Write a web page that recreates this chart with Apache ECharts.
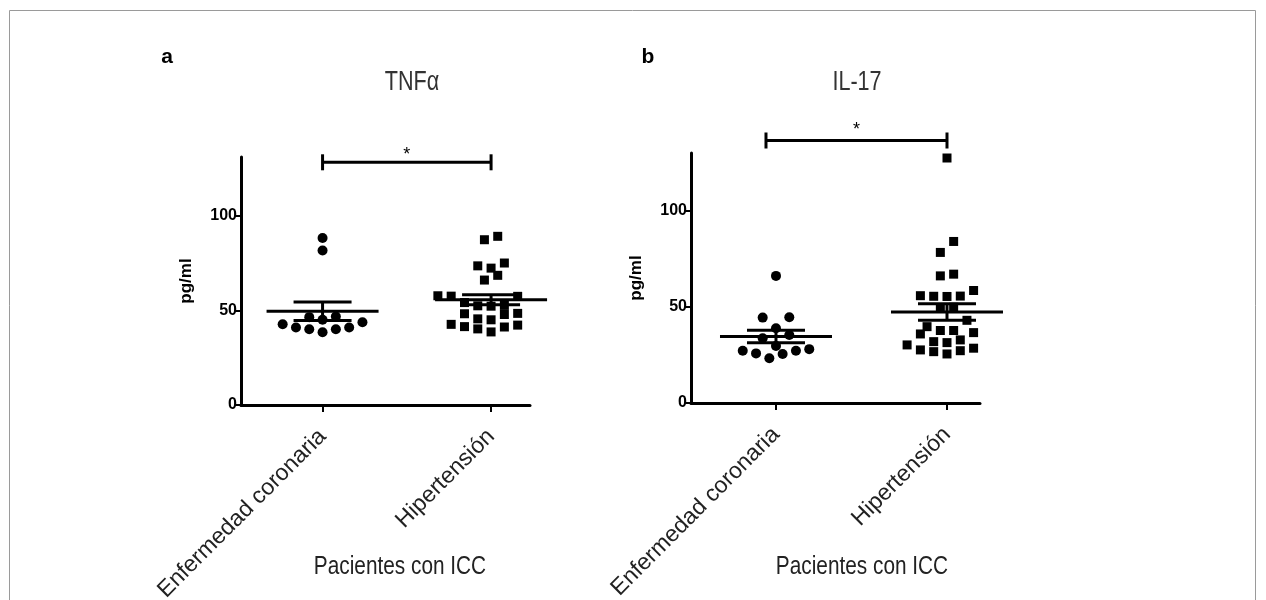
<!DOCTYPE html>
<html>
<head>
<meta charset="utf-8">
<title>TNFα e IL-17 en pacientes con ICC</title>
<script src="https://cdn.jsdelivr.net/npm/echarts@6.0.0/dist/echarts.min.js"></script>
<style>
html, body { margin: 0; padding: 0; background: #fff; }
#chart { width: 1266px; height: 600px; }
</style>
</head>
<body>
<div id="chart"></div>
<script>
// values (pg/ml)
var groups = ['Enfermedad coronaria', 'Hipertensión'];
var tnfCoronaria = [88.2, 81.6, 46.7, 46.4, 45.0, 43.7, 42.7, 40.9, 40.9, 40.0, 40.0, 38.4];
var tnfHipertension = [89.1, 87.3, 75.0, 73.5, 72.3, 68.5, 66.0, 57.8, 57.7, 57.6, 57.5, 57.4,
    54.1, 52.6, 52.4, 52.2, 48.4, 48.2, 47.8, 45.5, 45.0, 44.0, 42.6, 42.2, 41.4, 41.2, 40.2, 38.6];
var il17Coronaria = [66.1, 44.6, 44.4, 38.9, 35.4, 33.7, 29.7, 28.0, 27.2, 27.2, 25.8, 25.5, 23.3];
var il17Hipertension = [127.4, 84.0, 78.3, 67.0, 66.1, 58.5, 55.8, 55.6, 55.5, 55.4, 49.8, 49.2,
    43.0, 39.7, 37.7, 37.7, 36.6, 35.9, 32.8, 31.9, 31.4, 30.2, 30.2, 28.5, 27.6, 27.2, 26.7, 25.5];
var yTicks = [0, 50, 100];

var chart = echarts.init(document.getElementById('chart'));
var SANS = '"Liberation Sans", Arial, sans-serif';

function meanSem(values) {
    var n = values.length, sum = 0, ss = 0;
    values.forEach(function (v) { sum += v; });
    var m = sum / n;
    values.forEach(function (v) { ss += (v - m) * (v - m); });
    return [m, Math.sqrt(ss / (n - 1)) / Math.sqrt(n)];
}

function xAxisFor(g, min, max) {
    return {
        type: 'value', gridIndex: g, min: min, max: max,
        splitLine: { show: false },
        axisLine: { show: true, onZero: false, lineStyle: { color: '#000', width: 3 } },
        axisTick: { show: true, customValues: [1, 2], length: 7, lineStyle: { color: '#000', width: 2 } },
        axisLabel: {
            customValues: [1, 2], rotate: 45, margin: 28,
            color: '#222', fontSize: 23, fontFamily: SANS,
            formatter: function (v) { return groups[Math.round(v) - 1]; }
        }
    };
}

function yAxisFor(g, max) {
    return {
        type: 'value', gridIndex: g, min: 0, max: max,
        name: 'pg/ml', nameLocation: 'middle', nameGap: 46,
        nameTextStyle: { fontSize: 17, fontWeight: 'bold', color: '#000', fontFamily: SANS },
        splitLine: { show: false },
        axisLine: { show: true, onZero: false, lineStyle: { color: '#000', width: 3 } },
        axisTick: { show: true, customValues: yTicks, length: 6, lineStyle: { color: '#000', width: 2 } },
        axisLabel: { customValues: yTicks, margin: 4, color: '#000', fontSize: 16, fontWeight: 'bold', fontFamily: SANS }
    };
}

function scatter(id, symbol, size, g) {
    return {
        id: id, type: 'scatter', xAxisIndex: g, yAxisIndex: g,
        symbol: symbol, symbolSize: size, itemStyle: { color: '#000', opacity: 1 }, data: []
    };
}

function errorBars(g, a, b) {
    var s1 = meanSem(a), s2 = meanSem(b);
    return {
        type: 'custom', xAxisIndex: g, yAxisIndex: g, z: 5, silent: true,
        data: [[1, s1[0], s1[1]], [2, s2[0], s2[1]]],
        encode: { x: 0, y: 1 },
        renderItem: function (params, api) {
            var x = api.value(0), m = api.value(1), s = api.value(2);
            var c = api.coord([x, m]), hi = api.coord([x, m + s]), lo = api.coord([x, m - s]);
            var st = { stroke: '#000', lineWidth: 3 };
            return {
                type: 'group', children: [
                    { type: 'line', shape: { x1: c[0] - 56, y1: c[1], x2: c[0] + 56, y2: c[1] }, style: st },
                    { type: 'line', shape: { x1: c[0] - 29, y1: hi[1], x2: c[0] + 29, y2: hi[1] }, style: st },
                    { type: 'line', shape: { x1: c[0] - 29, y1: lo[1], x2: c[0] + 29, y2: lo[1] }, style: st },
                    { type: 'line', shape: { x1: c[0], y1: hi[1], x2: c[0], y2: lo[1] }, style: st }
                ]
            };
        }
    };
}

function bracket(g, level, leftShift, starGap) {
    return {
        type: 'custom', xAxisIndex: g, yAxisIndex: g, clip: false, silent: true,
        data: [[1, 2]],
        renderItem: function (params, api) {
            var p1 = api.coord([api.value(0), level]), p2 = api.coord([api.value(1), level]);
            var x1 = p1[0] - leftShift, x2 = p2[0], y = p1[1];
            var st = { stroke: '#000', lineWidth: 3 };
            return {
                type: 'group', children: [
                    { type: 'line', shape: { x1: x1, y1: y, x2: x2, y2: y }, style: st },
                    { type: 'line', shape: { x1: x1, y1: y - 8, x2: x1, y2: y + 8 }, style: st },
                    { type: 'line', shape: { x1: x2, y1: y - 8, x2: x2, y2: y + 8 }, style: st },
                    { type: 'text', x: (x1 + x2) / 2, y: y - starGap,
                      style: { text: '*', fill: '#000', font: '18px ' + SANS, textAlign: 'center', textVerticalAlign: 'middle' } }
                ]
            };
        }
    };
}

// narrow-looking captions: regular sans squeezed horizontally
function label(text, x, y, font, color, sx) {
    return { type: 'text', x: x, y: y, scaleX: sx, silent: true,
        style: { text: text, font: font, fill: color, textAlign: 'center', textVerticalAlign: 'middle' } };
}

var option = {
    animation: false,
    backgroundColor: '#fff',
    grid: [
        { left: 241, top: 157, width: 289, height: 248, outerBoundsMode: 'none', containLabel: false },
        { left: 691, top: 153, width: 289, height: 250, outerBoundsMode: 'none', containLabel: false }
    ],
    xAxis: [xAxisFor(0, 0.516, 2.231), xAxisFor(1, 0.503, 2.193)],
    yAxis: [yAxisFor(0, 131), yAxisFor(1, 130)],
    graphic: [
        { type: 'rect', silent: true, shape: { x: 9.5, y: 10.5, width: 1246, height: 620 },
          style: { fill: 'none', stroke: '#9a9a9a', lineWidth: 1 } },
        label('a', 167, 57, 'bold 21px ' + SANS, '#000', 1),
        label('b', 648, 57, 'bold 21px ' + SANS, '#000', 1),
        label('TNFα', 412, 83, '27px ' + SANS, '#333', 0.8),
        label('IL-17', 857, 83, '27px ' + SANS, '#333', 0.8),
        label('Pacientes con ICC', 400, 567, '26px ' + SANS, '#222', 0.8),
        label('Pacientes con ICC', 862, 567, '26px ' + SANS, '#222', 0.8)
    ],
    series: [
        scatter('tnfC', 'circle', 10, 0),
        scatter('tnfH', 'rect', 9, 0),
        scatter('ilC', 'circle', 10, 1),
        scatter('ilH', 'rect', 9, 1),
        errorBars(0, tnfCoronaria, tnfHipertension),
        errorBars(1, il17Coronaria, il17Hipertension),
        bracket(0, 128.2, 0, 7),
        bracket(1, 136.5, 10, 10)
    ]
};
chart.setOption(option);

// column scatter: points of similar value share a row, spread around the group centre
var ROW_H = 11, STEP = 13.3;
function swarm(values, cat, g) {
    var pxPerX = chart.convertToPixel({ gridIndex: g }, [2, 0])[0] - chart.convertToPixel({ gridIndex: g }, [1, 0])[0];
    var sorted = values.slice().sort(function (a, b) { return a - b; });
    var rows = [];
    sorted.forEach(function (v) {
        var y = chart.convertToPixel({ gridIndex: g }, [cat, v])[1];
        var row = rows[rows.length - 1];
        if (row && row.y0 - y < ROW_H) row.items.push(v);
        else rows.push({ y0: y, items: [v] });
    });
    var pts = [];
    rows.forEach(function (row) {
        var n = row.items.length, slots = [];
        for (var j = 0; j < n; j++) slots.push((j - (n - 1) / 2) * STEP);
        slots.sort(function (a, b) { return Math.abs(a) - Math.abs(b) || a - b; });
        row.items.forEach(function (v, i) { pts.push([cat + slots[i] / pxPerX, v]); });
    });
    return pts;
}

chart.setOption({
    series: [
        { id: 'tnfC', data: swarm(tnfCoronaria, 1, 0) },
        { id: 'tnfH', data: swarm(tnfHipertension, 2, 0) },
        { id: 'ilC', data: swarm(il17Coronaria, 1, 1) },
        { id: 'ilH', data: swarm(il17Hipertension, 2, 1) }
    ]
});
</script>
</body>
</html>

- Problem details -
Up to and including the line with "var yTicks = [0, 50, 100];", copy the data above from its first line. Skip pictures.

- Response to this task -
Write a web page that recreates this chart with Apache ECharts.
<!DOCTYPE html>
<html>
<head>
<meta charset="utf-8">
<title>TNFα e IL-17 en pacientes con ICC</title>
<script src="https://cdn.jsdelivr.net/npm/echarts@6.0.0/dist/echarts.min.js"></script>
<style>
html, body { margin: 0; padding: 0; background: #fff; }
#chart { width: 1266px; height: 600px; }
</style>
</head>
<body>
<div id="chart"></div>
<script>
// values (pg/ml)
var groups = ['Enfermedad coronaria', 'Hipertensión'];
var tnfCoronaria = [88.2, 81.6, 46.7, 46.4, 45.0, 43.7, 42.7, 40.9, 40.9, 40.0, 40.0, 38.4];
var tnfHipertension = [89.1, 87.3, 75.0, 73.5, 72.3, 68.5, 66.0, 57.8, 57.7, 57.6, 57.5, 57.4,
    54.1, 52.6, 52.4, 52.2, 48.4, 48.2, 47.8, 45.5, 45.0, 44.0, 42.6, 42.2, 41.4, 41.2, 40.2, 38.6];
var il17Coronaria = [66.1, 44.6, 44.4, 38.9, 35.4, 33.7, 29.7, 28.0, 27.2, 27.2, 25.8, 25.5, 23.3];
var il17Hipertension = [127.4, 84.0, 78.3, 67.0, 66.1, 58.5, 55.8, 55.6, 55.5, 55.4, 49.8, 49.2,
    43.0, 39.7, 37.7, 37.7, 36.6, 35.9, 32.8, 31.9, 31.4, 30.2, 30.2, 28.5, 27.6, 27.2, 26.7, 25.5];
var yTicks = [0, 50, 100];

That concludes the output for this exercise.